Norway orchestras the Oslo and the Bergen Philharmonic are getting out their spikes over claims for a larger share of state allocations.
It is reported, Tuesday, that the capital’s is getting NOK 23 million more than Bergen’s.
Oslo Philharmonic Orchestra head of communications tells The Foreigner this claims is invalid.
“There are many issues which explain as to why we are entitled to a bigger share. For example, rental expenses are higher, there are more musicians, and Oslo is an expensive city to operate in.”
“Bergen Philharmonic needs to check its calculations. Even the Norwegian Orchestra Association has reacted against this claim by Bergen,” she declares, agitatedly.
Henning Målsnes, information manager at Bergen Philharmonic believes their Oslo colleagues are playing to the gallery.
“It doesn’t add up to a NOK 23 million difference, even if we take into account pensions, rents or any other petty costs. Besides, we’re not accusing or attacking the Oslo orchestra, we just want the government to increase the funding for Bergen Philharmonic.”

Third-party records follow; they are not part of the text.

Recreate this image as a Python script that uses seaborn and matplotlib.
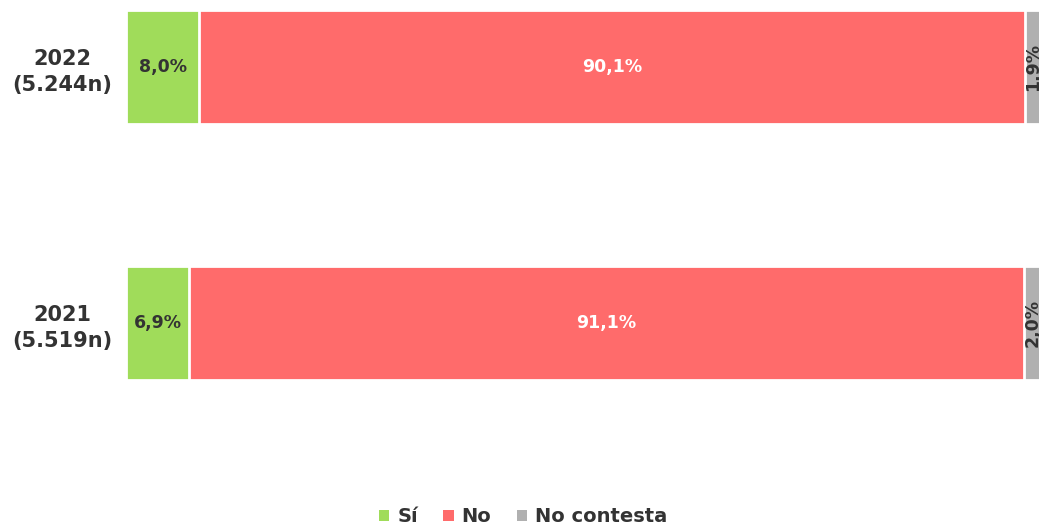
"""
Barras apiladas horizontales: respuesta Sí / No / No contesta por año.
"""

import pandas as pd
import numpy as np
import matplotlib.pyplot as plt
import seaborn as sns
from matplotlib.patches import Patch

# Datos
anios = ['2022', '2021']
muestras = ['5.244n', '5.519n']
si = [8.0, 6.9]
no = [90.1, 91.1]
no_contesta = [1.9, 2.0]

series = ['Sí', 'No', 'No contesta']
colores = ['#a0dc5a', '#ff6b6b', '#b0b0b0']
color_texto = ['#333333', '#ffffff', '#333333']
TEXTO = '#333333'

sns.set_theme(style='white')
plt.rcParams['font.family'] = ['DejaVu Sans']

df = pd.DataFrame({'anio': anios, 'Sí': si, 'No': no, 'No contesta': no_contesta})
df['etiqueta'] = [f'{a}\n({m})' for a, m in zip(anios, muestras)]

# acumulados para apilar
acum = df[series].cumsum(axis=1)

fig = plt.figure(figsize=(10.39, 5.29), dpi=100)
ax = fig.add_axes([126 / 1039, 69 / 529, 916 / 1039, 460 / 529])

# se dibuja de la serie final a la primera para que se superpongan
for serie, color in reversed(list(zip(series, colores))):
    sns.barplot(x=acum[serie], y=df['etiqueta'], color=color, orient='h',
                width=0.445, edgecolor='white', linewidth=2, saturation=1, ax=ax)

# etiquetas de valores
for i in range(len(df)):
    inicio = 0
    for serie, ct in zip(series, color_texto):
        v = df.loc[i, serie]
        centro = inicio + v / 2
        rot = 90 if v < 3 else 0
        ax.text(centro, i, f'{v:.1f}%'.replace('.', ','), ha='center', va='center',
                color=ct, fontsize=12.5, fontweight='bold', rotation=rot)
        inicio += v

ax.set_xlim(0, 100)
ax.set_ylim(1 + 137 / 256, -67 / 256)
ax.set_xlabel('')
ax.set_ylabel('')
ax.set_xticks([])
ax.tick_params(axis='y', length=0, pad=10)
for lab in ax.get_yticklabels():
    lab.set_fontsize(15)
    lab.set_fontweight('bold')
    lab.set_color(TEXTO)
    lab.set_multialignment('center')
    lab.set_linespacing(1.35)
sns.despine(ax=ax, left=True, bottom=True)

handles = [Patch(facecolor=c, edgecolor='none') for c in colores]
leg = fig.legend(handles, series, loc='center', bbox_to_anchor=(523 / 1039, 1 - 517 / 529),
                 ncol=3, frameon=False, handlelength=0.55, handleheight=0.55,
                 handletextpad=0.4, columnspacing=1.3,
                 prop={'weight': 'bold', 'size': 14})
for t in leg.get_texts():
    t.set_color(TEXTO)

fig.savefig('out.png', dpi=100)
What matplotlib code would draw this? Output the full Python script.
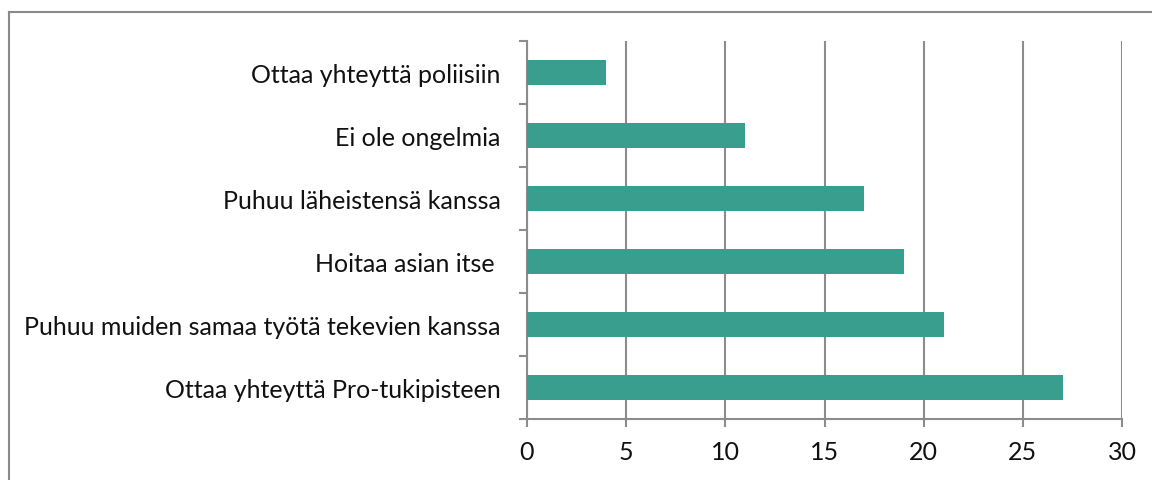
import matplotlib
matplotlib.use("Agg")
import matplotlib.pyplot as plt
from matplotlib.lines import Line2D
import numpy as np

categories = [
    "Ottaa yhteyttä Pro-tukipisteen",
    "Puhuu muiden samaa työtä tekevien kanssa",
    "Hoitaa asian itse ",
    "Puhuu läheistensä kanssa",
    "Ei ole ongelmia",
    "Ottaa yhteyttä poliisiin",
]
values = [27, 21, 19, 17, 11, 4]
xticks = [0, 5, 10, 15, 20, 25, 30]

plt.rcParams['font.family'] = ['Lato', 'DejaVu Sans']

fig = plt.figure(figsize=(11.52, 4.81), dpi=100)
ax = fig.add_axes([527/1152, 1-420/481, (1122-527)/1152, (420-42)/481])

grid_c = '#8c8c8c'
bar_c = '#3a9e8f'
y = np.arange(len(categories))
ax.barh(y, values, height=0.4, color=bar_c, zorder=3)

ax.set_xlim(0, 30)
ax.set_ylim(-0.5, len(categories) - 0.5)
ax.set_xticks(xticks)
ax.set_xticklabels([str(t) for t in xticks], fontsize=18, color='#111111')
ax.set_yticks(y)
ax.set_yticklabels(categories, fontsize=18, color='#111111')
ax.set_yticks(np.arange(-0.5, len(categories)), minor=True)
ax.tick_params(axis='y', which='major', length=0, pad=19)
ax.tick_params(axis='y', which='minor', length=6, width=1.5, color=grid_c, direction='out')
ax.tick_params(axis='x', which='major', length=6, width=1.5, color=grid_c, pad=9)
ax.xaxis.grid(True, color=grid_c, linewidth=1.5, zorder=0)
ax.set_axisbelow(True)
for s in ['top', 'right']:
    ax.spines[s].set_visible(False)
for s in ['left', 'bottom']:
    ax.spines[s].set_color(grid_c)
    ax.spines[s].set_linewidth(1.5)

# outer chart border (top and left visible)
fig.add_artist(Line2D([9/1152, 1.0], [1-13/481, 1-13/481], transform=fig.transFigure, color='#8a8a8a', linewidth=1.5))
fig.add_artist(Line2D([9/1152, 9/1152], [0.0, 1-13/481], transform=fig.transFigure, color='#8a8a8a', linewidth=1.5))

fig.savefig("out.png", dpi=100)
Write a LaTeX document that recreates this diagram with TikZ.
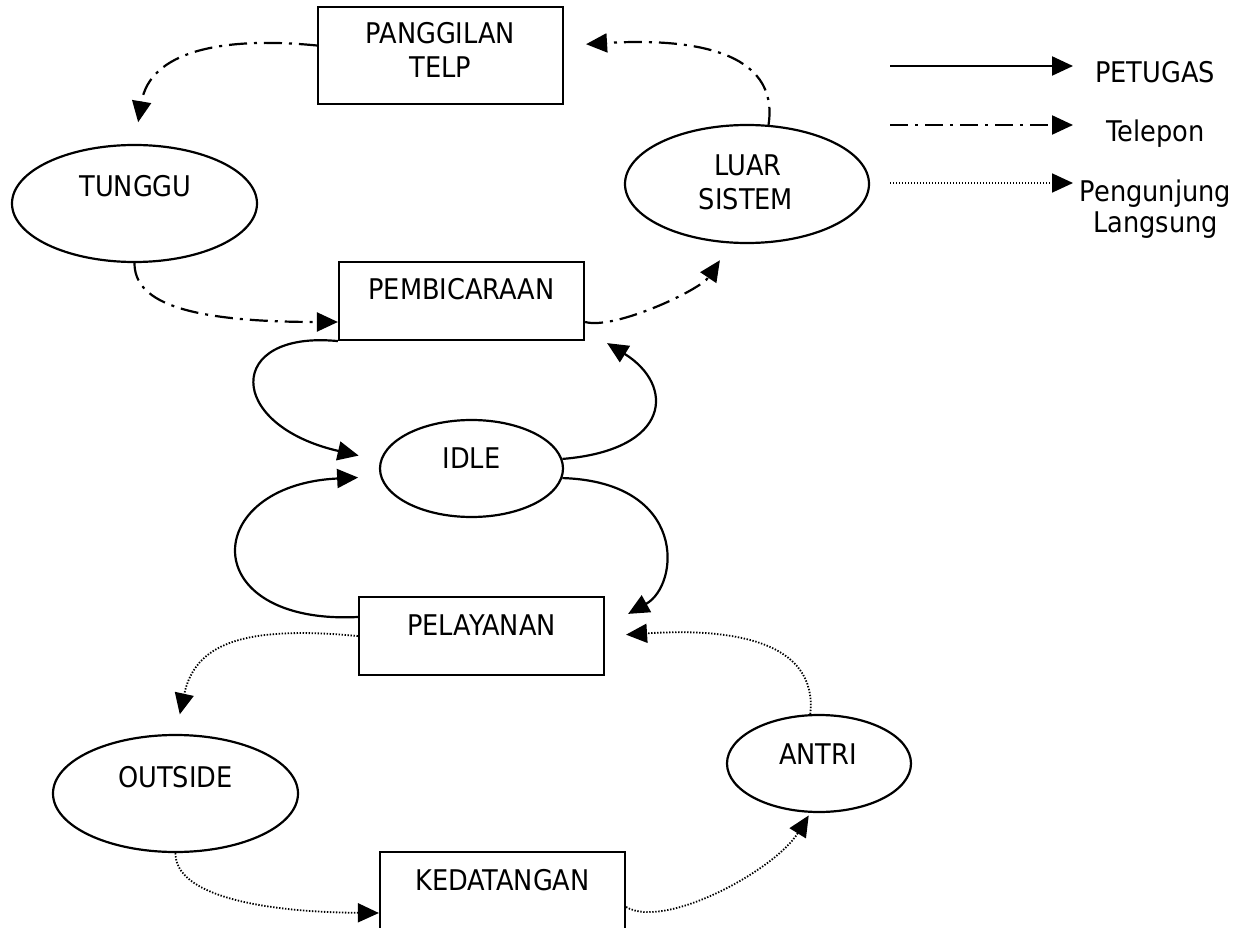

“There’s no point of comparison between our performers and our orchestras are equally well-conducted,” he adds.
The Bergen-based orchestra feels that Oslo has always received more funds.
However, regional paper Bergens Tidende reports the gap has increased since the government introduced its one-percent of the national budget funding target (known as ‘kulturløftet’) for the arts by 2014 some nine years ago.
The difference was just NOK 8.4 million in 2006, now it is more than two and a half times that.